If you have recently launched a new blog on Google’s Blogger platform, connected it to Google Search Console (GSC), and submitted your sitemap, you were likely met with a frustrating wall of red error messages. You might see /sitemap.xml flagged with a red "1 error" stating "Sitemap can be read, but has errors: Missing XML tag (parent tag: urlset, tag: url)". Even worse, your secondary feeds might persistently show a red "Couldn't fetch" status.
To make matters more frustrating, when you try to delete these broken sitemaps to start fresh, you click the three vertical dots on your sitemaps table only to find that the "Remove sitemap" option is completely missing. You are trapped in a technical loop with no obvious way out.
This comprehensive guide breaks down the underlying cause of this common glitch, exposes the hidden Google Search Console interface trap, and reveals the exact 4-step playbook to secure a verified, bright-green "Success" sitemap status.
The Core Culprit: The "Empty Sitemap" Paradox
The first thing to understand is that your website is not broken, and your sitemap file is not corrupted. The "Missing XML tag" error is caused by a simple chronological mismatch between when you connected Search Console and when you published your first post.
Blogger automatically generates a sitemap file (/sitemap.xml) at your root domain. However, a valid XML sitemap strictly requires nested <url> and <loc> tags to declare active page links to search engines. When you connect a brand-new blog to GSC before publishing any articles, your sitemap file is essentially empty of these tags. When Googlebot attempts to crawl the empty file, it fails to find the required XML nodes, resulting in the "Missing XML tag" parser error.
What About "Couldn't Fetch"?
In Google Search Console, "Couldn't fetch" is a notoriously misleading error message. On new domains or recently updated sitemaps, "Couldn't fetch" simply means **"Pending"**. It indicates that Google's crawling systems have placed your sitemap in their queue but have not physically visited or processed the URL yet. Repeatedly deleting and resubmitting the file only pushes your site back to the end of Google's crawling queue.

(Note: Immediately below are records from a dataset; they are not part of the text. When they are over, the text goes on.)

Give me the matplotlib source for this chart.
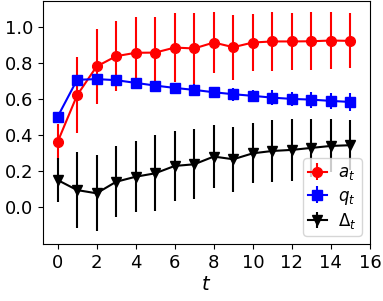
import matplotlib
matplotlib.use("Agg")
import matplotlib.pyplot as plt
import numpy as np

t = np.arange(16)

a_mean = [0.36, 0.62, 0.78, 0.837, 0.856, 0.857, 0.885, 0.88, 0.913, 0.887,
          0.913, 0.919, 0.919, 0.92, 0.924, 0.922]
a_err = [0.10, 0.21, 0.21, 0.195, 0.20, 0.20, 0.19, 0.195, 0.17, 0.18,
         0.16, 0.165, 0.16, 0.16, 0.157, 0.153]

q_mean = [0.50, 0.706, 0.71, 0.704, 0.689, 0.674, 0.661, 0.65, 0.637, 0.626,
          0.617, 0.607, 0.60, 0.596, 0.589, 0.583]
q_err = [0.01, 0.015, 0.015, 0.015, 0.02, 0.02, 0.025, 0.03, 0.03, 0.035,
         0.035, 0.04, 0.04, 0.045, 0.045, 0.05]

d_mean = [0.15, 0.094, 0.076, 0.14, 0.168, 0.187, 0.228, 0.237, 0.28, 0.265,
          0.298, 0.311, 0.317, 0.328, 0.339, 0.343]
d_err = [0.12, 0.21, 0.21, 0.196, 0.197, 0.21, 0.195, 0.195, 0.176, 0.18,
         0.167, 0.17, 0.17, 0.16, 0.147, 0.14]

fig = plt.figure(figsize=(3.83, 3.01), dpi=100)
ax = fig.add_axes([0.112, 0.189, 0.854, 0.808])

ax.errorbar(t, a_mean, yerr=a_err, color="red", marker="o", ms=7, lw=1.5,
            elinewidth=1.5, label="$a_t$")
ax.errorbar(t, q_mean, yerr=q_err, color="blue", marker="s", ms=7, lw=1.5,
            elinewidth=1.5, label="$q_t$")
ax.errorbar(t, d_mean, yerr=d_err, color="black", marker="v", ms=7, lw=1.5,
            elinewidth=1.5, label="$\\Delta_t$")

ax.set_xlim(-0.75, 16)
ax.set_ylim(-0.206, 1.144)
ax.set_xticks(range(0, 17, 2))
ax.set_yticks([0.0, 0.2, 0.4, 0.6, 0.8, 1.0])
ax.tick_params(labelsize=13)
ax.set_xlabel("$t$", fontsize=14, labelpad=2)
ax.legend(loc="lower right", fontsize=12, handlelength=1.1, borderpad=0.3,
          labelspacing=0.25, handletextpad=0.7)

fig.savefig("out.png", dpi=100)
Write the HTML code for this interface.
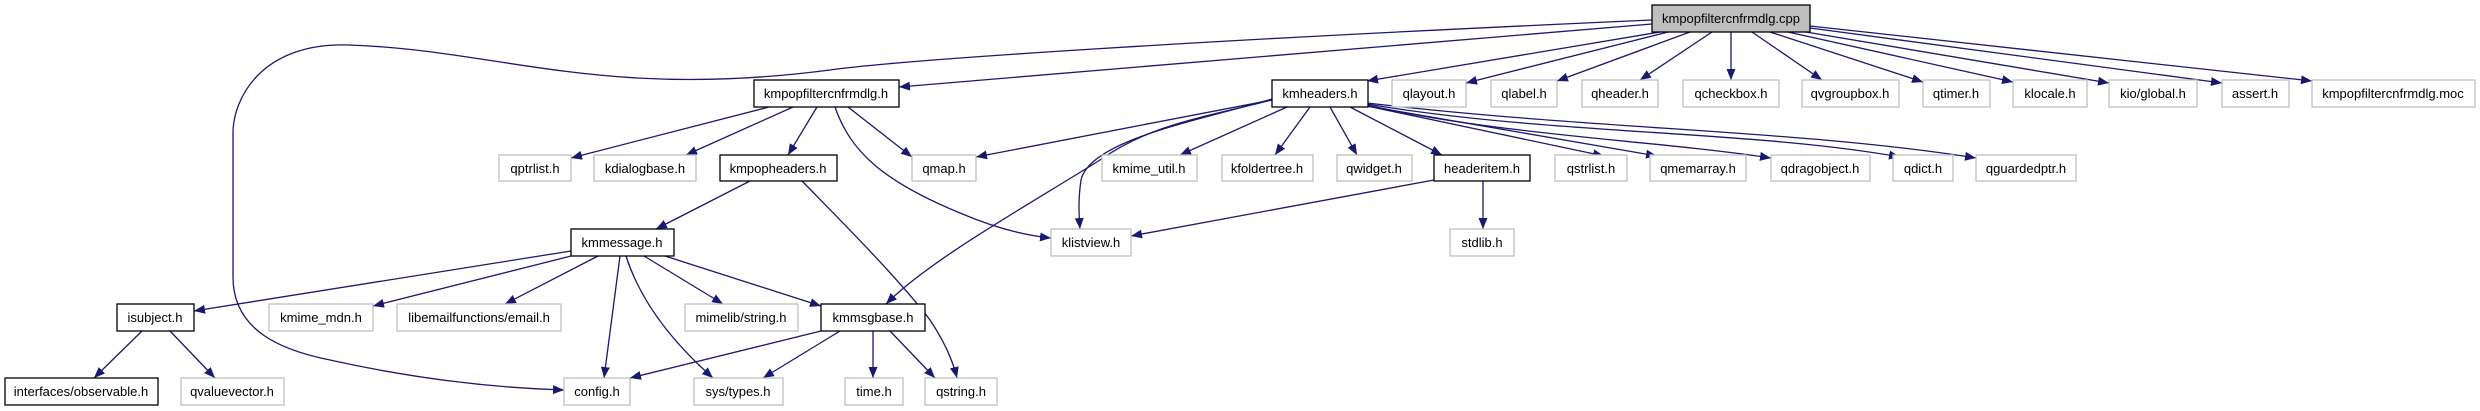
<!DOCTYPE html>
<html><head><meta charset="utf-8"><style>
html,body{margin:0;padding:0;background:#fff;}
svg{display:block;}
text{font-family:"Liberation Sans",Arial,sans-serif;font-size:13px;fill:#000;}
.e{fill:none;stroke:#191970;stroke-width:1.3;marker-end:url(#a);}
.g{fill:#fff;stroke:#bfbfbf;stroke-width:1.3;}
.b{fill:#fff;stroke:#000;stroke-width:1.3;}
</style></head><body>
<svg width="2480" height="411" viewBox="0 0 2480 411" xmlns="http://www.w3.org/2000/svg">
<defs><marker id="a" markerUnits="userSpaceOnUse" markerWidth="12" markerHeight="9" refX="11" refY="4.5" orient="auto"><path d="M0,0 L11,4.5 L0,9 z" fill="#191970"/></marker></defs>
<!-- edges -->
<path class="e" d="M1652,24 L899,87"/>
<path class="e" d="M1652,20 C1200,40 900,60 830,70 C600,100 500,50 349,45 C260,42 233,100 233,133 L233,277 C233,330 280,350 330,360 C420,380 500,388 564,390"/>
<path class="e" d="M1660,32 L1367,81"/>
<path class="e" d="M1668,32 L1466,83"/>
<path class="e" d="M1690,32 L1557,81"/>
<path class="e" d="M1712,32 L1640,80"/>
<path class="e" d="M1731,32 L1731,80"/>
<path class="e" d="M1752,32 L1822,80"/>
<path class="e" d="M1770,32 L1923,82"/>
<path class="e" d="M1788,32 L2013,82"/>
<path class="e" d="M1800,31 L2109,83"/>
<path class="e" d="M1810,28 L2222,83"/>
<path class="e" d="M1810,26 L2312,81"/>
<path class="e" d="M769,107 L571,158"/>
<path class="e" d="M793,107 L686,155"/>
<path class="e" d="M817,107 L788,155"/>
<path class="e" d="M848,107 L912,157"/>
<path class="e" d="M835,107 C850,150 880,180 960,213 C1000,230 1030,236 1051,238"/>
<path class="e" d="M750,181 L656,229"/>
<path class="e" d="M802,181 C840,220 900,280 930,320 C950,350 955,370 957,378"/>
<path class="e" d="M1272,100 L976,157"/>
<path class="e" d="M1287,107 L1180,155"/>
<path class="e" d="M1310,107 L1275,155"/>
<path class="e" d="M1330,107 L1357,155"/>
<path class="e" d="M1350,107 L1442,155"/>
<path class="e" d="M1367,106 L1604,156"/>
<path class="e" d="M1367,106 L1657,156"/>
<path class="e" d="M1367,105 C1500,135 1650,140 1771,158"/>
<path class="e" d="M1367,104 C1550,135 1750,130 1900,157"/>
<path class="e" d="M1367,103 C1600,130 1800,130 1976,158"/>
<path class="e" d="M1272,99 C1200,120 1090,140 1081,180 C1078,200 1079,215 1080,229"/>
<path class="e" d="M1272,100 C1200,118 1150,125 1100,160 C1020,210 930,260 886,304"/>
<path class="e" d="M1434,180 L1131,236"/>
<path class="e" d="M1483,181 L1483,229"/>
<path class="e" d="M571,251 L194,311"/>
<path class="e" d="M571,256 L373,306"/>
<path class="e" d="M598,256 L505,304"/>
<path class="e" d="M620,256 L604,378"/>
<path class="e" d="M626,256 C640,300 670,340 713,378"/>
<path class="e" d="M644,256 L723,304"/>
<path class="e" d="M665,256 L821,306"/>
<path class="e" d="M142,331 L94,378"/>
<path class="e" d="M170,331 L215,378"/>
<path class="e" d="M821,331 L630,378"/>
<path class="e" d="M840,331 L763,378"/>
<path class="e" d="M873,331 L873,378"/>
<path class="e" d="M890,331 L935,378"/>
<!-- nodes -->
<g>
<rect x="1652" y="5" width="158" height="27" fill="#bfbfbf" stroke="#000" stroke-width="1.3"/><text x="1731" y="23" text-anchor="middle">kmpopfiltercnfrmdlg.cpp</text>
<rect class="b" x="754" y="80" width="145" height="27"/><text x="826" y="98" text-anchor="middle">kmpopfiltercnfrmdlg.h</text>
<rect class="b" x="1272" y="80" width="96" height="27"/><text x="1320" y="98" text-anchor="middle">kmheaders.h</text>
<rect class="g" x="1392" y="80" width="74" height="27"/><text x="1429" y="98" text-anchor="middle">qlayout.h</text>
<rect class="g" x="1491" y="80" width="66" height="27"/><text x="1524" y="98" text-anchor="middle">qlabel.h</text>
<rect class="g" x="1582" y="80" width="76" height="27"/><text x="1620" y="98" text-anchor="middle">qheader.h</text>
<rect class="g" x="1683" y="80" width="96" height="27"/><text x="1731" y="98" text-anchor="middle">qcheckbox.h</text>
<rect class="g" x="1802" y="80" width="97" height="27"/><text x="1850" y="98" text-anchor="middle">qvgroupbox.h</text>
<rect class="g" x="1923" y="80" width="67" height="27"/><text x="1956" y="98" text-anchor="middle">qtimer.h</text>
<rect class="g" x="2013" y="80" width="74" height="27"/><text x="2050" y="98" text-anchor="middle">klocale.h</text>
<rect class="g" x="2109" y="80" width="88" height="27"/><text x="2153" y="98" text-anchor="middle">kio/global.h</text>
<rect class="g" x="2222" y="80" width="67" height="27"/><text x="2255" y="98" text-anchor="middle">assert.h</text>
<rect class="g" x="2312" y="80" width="163" height="27"/><text x="2393" y="98" text-anchor="middle">kmpopfiltercnfrmdlg.moc</text>
<rect class="g" x="499" y="155" width="72" height="26"/><text x="535" y="173" text-anchor="middle">qptrlist.h</text>
<rect class="g" x="594" y="155" width="102" height="26"/><text x="645" y="173" text-anchor="middle">kdialogbase.h</text>
<rect class="b" x="720" y="155" width="117" height="26"/><text x="778" y="173" text-anchor="middle">kmpopheaders.h</text>
<rect class="g" x="912" y="155" width="64" height="26"/><text x="944" y="173" text-anchor="middle">qmap.h</text>
<rect class="g" x="1102" y="155" width="95" height="26"/><text x="1149" y="173" text-anchor="middle">kmime_util.h</text>
<rect class="g" x="1222" y="155" width="91" height="26"/><text x="1267" y="173" text-anchor="middle">kfoldertree.h</text>
<rect class="g" x="1337" y="155" width="75" height="26"/><text x="1374" y="173" text-anchor="middle">qwidget.h</text>
<rect class="b" x="1434" y="155" width="96" height="26"/><text x="1482" y="173" text-anchor="middle">headeritem.h</text>
<rect class="g" x="1555" y="155" width="72" height="26"/><text x="1591" y="173" text-anchor="middle">qstrlist.h</text>
<rect class="g" x="1650" y="155" width="96" height="26"/><text x="1698" y="173" text-anchor="middle">qmemarray.h</text>
<rect class="g" x="1771" y="155" width="99" height="26"/><text x="1820" y="173" text-anchor="middle">qdragobject.h</text>
<rect class="g" x="1893" y="155" width="60" height="26"/><text x="1923" y="173" text-anchor="middle">qdict.h</text>
<rect class="g" x="1976" y="155" width="100" height="26"/><text x="2026" y="173" text-anchor="middle">qguardedptr.h</text>
<rect class="b" x="571" y="229" width="103" height="27"/><text x="622" y="247" text-anchor="middle">kmmessage.h</text>
<rect class="g" x="1051" y="229" width="80" height="27"/><text x="1091" y="247" text-anchor="middle">klistview.h</text>
<rect class="g" x="1450" y="229" width="64" height="27"/><text x="1482" y="247" text-anchor="middle">stdlib.h</text>
<rect class="b" x="117" y="304" width="77" height="27"/><text x="155" y="322" text-anchor="middle">isubject.h</text>
<rect class="g" x="269" y="304" width="104" height="27"/><text x="321" y="322" text-anchor="middle">kmime_mdn.h</text>
<rect class="g" x="397" y="304" width="164" height="27"/><text x="479" y="322" text-anchor="middle">libemailfunctions/email.h</text>
<rect class="g" x="685" y="304" width="113" height="27"/><text x="741" y="322" text-anchor="middle">mimelib/string.h</text>
<rect class="b" x="821" y="304" width="104" height="27"/><text x="873" y="322" text-anchor="middle">kmmsgbase.h</text>
<rect class="b" x="5" y="378" width="153" height="27"/><text x="81" y="396" text-anchor="middle">interfaces/observable.h</text>
<rect class="g" x="181" y="378" width="103" height="27"/><text x="232" y="396" text-anchor="middle">qvaluevector.h</text>
<rect class="g" x="564" y="378" width="66" height="27"/><text x="597" y="396" text-anchor="middle">config.h</text>
<rect class="g" x="694" y="378" width="89" height="27"/><text x="738" y="396" text-anchor="middle">sys/types.h</text>
<rect class="g" x="845" y="378" width="58" height="27"/><text x="874" y="396" text-anchor="middle">time.h</text>
<rect class="g" x="925" y="378" width="72" height="27"/><text x="961" y="396" text-anchor="middle">qstring.h</text>
</g>
</svg>
</body></html>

The GSC Interface Trap: Where is the Delete Option?
When you attempt to clear these broken sitemaps to reset Google's crawlers, you encounter a major user interface hurdle in Google Search Console. If you tap the three vertical dots directly on the row of your submitted sitemaps table, GSC only displays options to "See page indexing" or "See video page indexing". The delete button is completely hidden.
To bypass this interface trap and successfully remove an invalid sitemap, you must use the following pathway:
- In your GSC Sitemaps dashboard, click directly on the blue text link of the sitemap name (e.g., click on
/sitemap.xml) under the "Sitemap" column. This opens a detailed report page dedicated purely to that sitemap. - Look at the very top-right corner of your screen, directly next to the "OPEN SITEMAP" button (located right underneath your circular Google profile picture).
- Tap the three vertical dots (⋮) in that top-right corner.
- Select "Remove sitemap" from the dropdown menu and confirm the deletion.
The 4-Step Playbook to Secure Green Sitemap "Success"
Now that you know how the system operates, follow this exact sequence to establish a clean, green-lit indexing pipeline:
Step 1: Publish Substantive Content First
Never submit a sitemap to Google Search Console until you have published at least one to three high-quality, on-page optimized posts. This ensures that when Google's crawlers fetch the XML file, it is fully populated with active links, preventing the "Missing XML tag" parsing error from triggering in the first place.
Step 2: Clear Out the Sitemap Cache
If you have already submitted sitemaps and received errors, open GSC and use the step-by-step deletion pathway detailed above to remove **every single sitemap** from your list until your "Submitted sitemaps" table is completely empty. This clears GSC's aggressive internal cache for your domain name and resets Google's failure loop for those specific files.
Step 3: Clear Browser Cache and Wait
After removing the sitemaps, log out of Search Console, clear your browser's cookies and cache, and wait 12 to 24 hours. This gives Blogger's servers and Google Search Console's indexing databases adequate time to reconcile and update their cached files.
Step 4: Resubmit the Clean Sitemap
Log back into Google Search Console, navigate to the Sitemaps tab, and enter the following native Blogger sitemap in the "Add a new sitemap" field:
sitemap.xml
Click **Submit**. Because your sitemap file is now fully populated with your published articles, Googlebot will read the valid XML structure and return a perfect, bright-green "Success" status showing your exact count of discovered pages.
Conclusion: Focus on What Generates Traffic
While having a successful sitemap is helpful for crawl efficiency, it is crucial to remember that a sitemap does not guarantee indexing or higher search engine rankings. Google is an incredibly advanced spider; once it discovers your homepage, it will naturally follow your custom category menus and internal links to index your entire website without needing a sitemap to find them.
Do not waste weeks fighting minor webmaster glitches. Establish your technical baseline, configure your custom robots headers, and focus your energy on creating high-value, unique content that solves real problems for your readers.